Lady Warsi was accused of wrongly claiming more than £12,000 for overnight accommodation in London despite staying rent-free in a friend's house.

Denying the allegation made in The Sunday Times, she said she made “appropriate” payments — equivalent to her claims — to a party official, Naweed Khan ,who was renting the property where she spent “occasional nights”, a claim confirmed by Mr. Khan.

“For the nights that I stayed as a guest of Naweed Khan, I made an appropriate financial payment equivalent to what I was paying at the time in hotel costs,” she said.

Mr. Khan said: “I confirm she made a financial payment on each occasion, which compensated for the inconvenience caused and additional costs incurred by me as a result of her being there.”

But the owner of the property, Dr. Wafik Moustafa, a Tory party supporter, denied receiving any money.

“I never discussed payment with Baroness Warsi or Naweed Khan,” he said.

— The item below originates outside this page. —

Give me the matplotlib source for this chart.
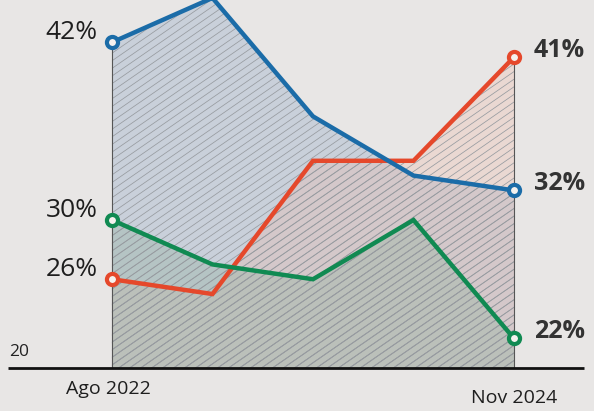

Under the rules, MPs and peers whose main home is outside London — Lady Warsi's main home is in Dewsbury, West Yorkshire — are entitled to claim overnight expenses for staying in the capital when Parliament is in session.

In another development, Lady Warsi admitted not declaring her full rental income from a flat she owns in the capital. Describing it as an “oversight” she said she took full responsibility for it. She said she declared the income on the register of ministerial interests but failed to do it on the Lords' register.

“When the discrepancy became apparent this week, I immediately informed the registrar of Lords' interests of its omission,” she said.

Labour called for an investigation describing it as a “murky” affair.